**Exercise aim:** Each line below should be retyped exactly, with no pictures.

**Task input:**
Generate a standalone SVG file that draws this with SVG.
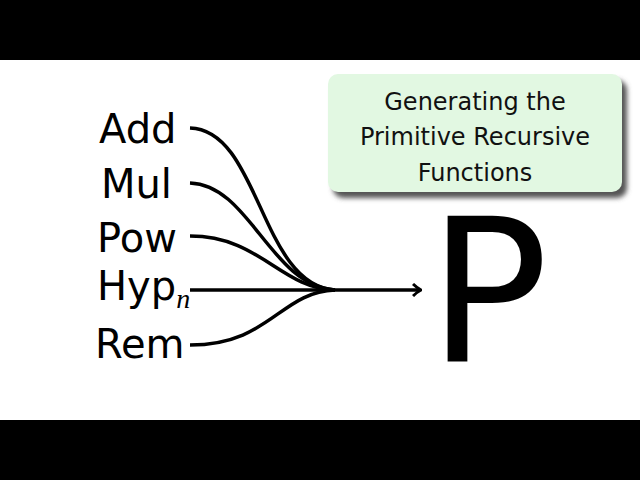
<svg xmlns="http://www.w3.org/2000/svg" width="640" height="480" viewBox="0 0 640 480">
<style>
.lbl{font-family:"DejaVu Sans","Liberation Sans",sans-serif;font-size:40px;fill:#000}
.t{font-family:"DejaVu Sans","Liberation Sans",sans-serif;font-size:24px;fill:#111;text-anchor:middle}
.c{fill:none;stroke:#000;stroke-width:3.5}
</style>
<defs>
<marker id="ah" markerWidth="10" markerHeight="14" refX="8" refY="7" orient="auto" markerUnits="userSpaceOnUse">
<path d="M1,1 Q5,5 9,7 Q5,9 1,13" fill="none" stroke="#000" stroke-width="3"/>
</marker>
<filter id="sh" x="-10%" y="-10%" width="130%" height="140%"><feGaussianBlur stdDeviation="2.5"/></filter>
</defs>
<rect x="0" y="0" width="640" height="480" fill="#fff"/>
<rect x="0" y="0" width="640" height="60" fill="#000"/>
<rect x="0" y="420" width="640" height="60" fill="#000"/>
<g id="title">
<rect x="333" y="80" width="294" height="118" rx="10" fill="#555" filter="url(#sh)"/>
<rect x="328" y="74" width="294" height="118" rx="10" fill="#e2f8e2"/>
<text class="t" x="475" y="110">Generating the</text>
<text class="t" x="475" y="145">Primitive Recursive</text>
<text class="t" x="475" y="181">Functions</text>
</g>
<g id="add"><text class="lbl" x="99" y="143">Add</text></g>
<g id="mul"><text class="lbl" x="101" y="198">Mul</text></g>
<g id="pow"><text class="lbl" x="97" y="252">Pow</text></g>
<g id="hyp"><text class="lbl" x="97" y="300">Hyp<tspan font-style="italic" font-size="28" font-family="Liberation Serif,serif" dy="8">n</tspan></text></g>
<g id="rem"><text class="lbl" x="95" y="358">Rem</text></g>
<g id="P"><text x="428" y="362" font-family="DejaVu Sans,Liberation Sans,sans-serif" font-size="200" fill="#000">P</text></g>
<g id="connectors">
<path class="c" d="M190,128 C260,130 260,285 335,290"/>
<path class="c" d="M190,183 C250,185 270,285 335,290"/>
<path class="c" d="M190,236 C260,236 280,288 335,290"/>
<path class="c" d="M190,345 C270,345 280,292 335,290"/>
<path class="c" d="M190,290 L420,290" marker-end="url(#ah)"/>
</g>
</svg>
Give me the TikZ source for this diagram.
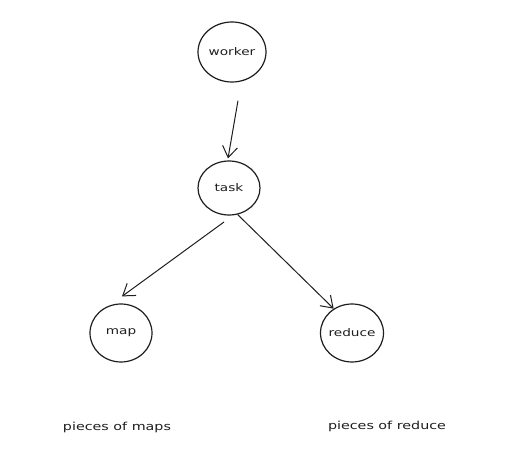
\documentclass[tikz,border=0pt]{standalone}
\usepackage{fontspec}
\newfontfamily\handfont[FakeStretch=1.3]{DejaVu Sans}
\usetikzlibrary{arrows.meta, positioning, shapes.geometric}
\definecolor{inkgray}{HTML}{1E1E1E}

\begin{document}
\begin{tikzpicture}[x=1pt, y=-1pt,
  >={Straight Barb[length=11pt, width=15pt]},
  jobnode/.style={
    ellipse, draw=inkgray, line width=1.2pt, fill=white,
    minimum width=#1, minimum height=58pt, inner sep=0pt, inner xsep=-4pt,
    font=\handfont\fontsize{10.5}{12}\selectfont, text=inkgray
  },
  flow/.style={->, draw=inkgray, line width=1pt},
  note/.style={font=\handfont\fontsize{11}{13}\selectfont, text=inkgray},
]

% Background
\fill[white] (0,0) rectangle (515,460);
\useasboundingbox (0,0) rectangle (515,460);

% Nodes
\node[jobnode=68pt, minimum height=60pt] (worker) at (232,52) {worker};
\node[jobnode=62pt, minimum height=54pt] (task) at (229,188) {task};
\node[jobnode=62pt] (map) at (121,333) {map};
\node[jobnode=63pt] (reduce) at (352,333) {reduce};

% Connectors
\draw[flow] ([shift={(6,18)}]worker.south) -- ([shift={(-1,-2)}]task.north);
\draw[flow] ([shift={(-5,34)}]task.center) -- ([shift={(1,-7)}]map.north);
\draw[flow] (task.-72) -- (reduce.127);

% Notes
\node[note] (mapnote) at (117,427) {pieces of maps};
\node[note] (reducenote) at (387,426) {pieces of reduce};

\end{tikzpicture}
\end{document}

**Exercise output:**
Generate a standalone SVG file that draws this with SVG.
<svg xmlns="http://www.w3.org/2000/svg" width="640" height="480" viewBox="0 0 640 480">
<style>
.lbl{font-family:"DejaVu Sans","Liberation Sans",sans-serif;font-size:40px;fill:#000}
.t{font-family:"DejaVu Sans","Liberation Sans",sans-serif;font-size:24px;fill:#111;text-anchor:middle}
.c{fill:none;stroke:#000;stroke-width:3.5}
</style>
<defs>
<marker id="ah" markerWidth="10" markerHeight="14" refX="8" refY="7" orient="auto" markerUnits="userSpaceOnUse">
<path d="M1,1 Q5,5 9,7 Q5,9 1,13" fill="none" stroke="#000" stroke-width="3"/>
</marker>
<filter id="sh" x="-10%" y="-10%" width="130%" height="140%"><feGaussianBlur stdDeviation="2.5"/></filter>
</defs>
<rect x="0" y="0" width="640" height="480" fill="#fff"/>
<rect x="0" y="0" width="640" height="60" fill="#000"/>
<rect x="0" y="420" width="640" height="60" fill="#000"/>
<g id="title">
<rect x="333" y="80" width="294" height="118" rx="10" fill="#555" filter="url(#sh)"/>
<rect x="328" y="74" width="294" height="118" rx="10" fill="#e2f8e2"/>
<text class="t" x="475" y="110">Generating the</text>
<text class="t" x="475" y="145">Primitive Recursive</text>
<text class="t" x="475" y="181">Functions</text>
</g>
<g id="add"><text class="lbl" x="99" y="143">Add</text></g>
<g id="mul"><text class="lbl" x="101" y="198">Mul</text></g>
<g id="pow"><text class="lbl" x="97" y="252">Pow</text></g>
<g id="hyp"><text class="lbl" x="97" y="300">Hyp<tspan font-style="italic" font-size="28" font-family="Liberation Serif,serif" dy="8">n</tspan></text></g>
<g id="rem"><text class="lbl" x="95" y="358">Rem</text></g>
<g id="P"><text x="428" y="362" font-family="DejaVu Sans,Liberation Sans,sans-serif" font-size="200" fill="#000">P</text></g>
<g id="connectors">
<path class="c" d="M190,128 C260,130 260,285 335,290"/>
<path class="c" d="M190,183 C250,185 270,285 335,290"/>
<path class="c" d="M190,236 C260,236 280,288 335,290"/>
<path class="c" d="M190,345 C270,345 280,292 335,290"/>
<path class="c" d="M190,290 L420,290" marker-end="url(#ah)"/>
</g>
</svg>
Give me the TikZ source for this diagram.
\documentclass[tikz,border=0pt]{standalone}
\usepackage{fontspec}
\newfontfamily\handfont[FakeStretch=1.3]{DejaVu Sans}
\usetikzlibrary{arrows.meta, positioning, shapes.geometric}
\definecolor{inkgray}{HTML}{1E1E1E}

\begin{document}
\begin{tikzpicture}[x=1pt, y=-1pt,
  >={Straight Barb[length=11pt, width=15pt]},
  jobnode/.style={
    ellipse, draw=inkgray, line width=1.2pt, fill=white,
    minimum width=#1, minimum height=58pt, inner sep=0pt, inner xsep=-4pt,
    font=\handfont\fontsize{10.5}{12}\selectfont, text=inkgray
  },
  flow/.style={->, draw=inkgray, line width=1pt},
  note/.style={font=\handfont\fontsize{11}{13}\selectfont, text=inkgray},
]

% Background
\fill[white] (0,0) rectangle (515,460);
\useasboundingbox (0,0) rectangle (515,460);

% Nodes
\node[jobnode=68pt, minimum height=60pt] (worker) at (232,52) {worker};
\node[jobnode=62pt, minimum height=54pt] (task) at (229,188) {task};
\node[jobnode=62pt] (map) at (121,333) {map};
\node[jobnode=63pt] (reduce) at (352,333) {reduce};

% Connectors
\draw[flow] ([shift={(6,18)}]worker.south) -- ([shift={(-1,-2)}]task.north);
\draw[flow] ([shift={(-5,34)}]task.center) -- ([shift={(1,-7)}]map.north);
\draw[flow] (task.-72) -- (reduce.127);

% Notes
\node[note] (mapnote) at (117,427) {pieces of maps};
\node[note] (reducenote) at (387,426) {pieces of reduce};

\end{tikzpicture}
\end{document}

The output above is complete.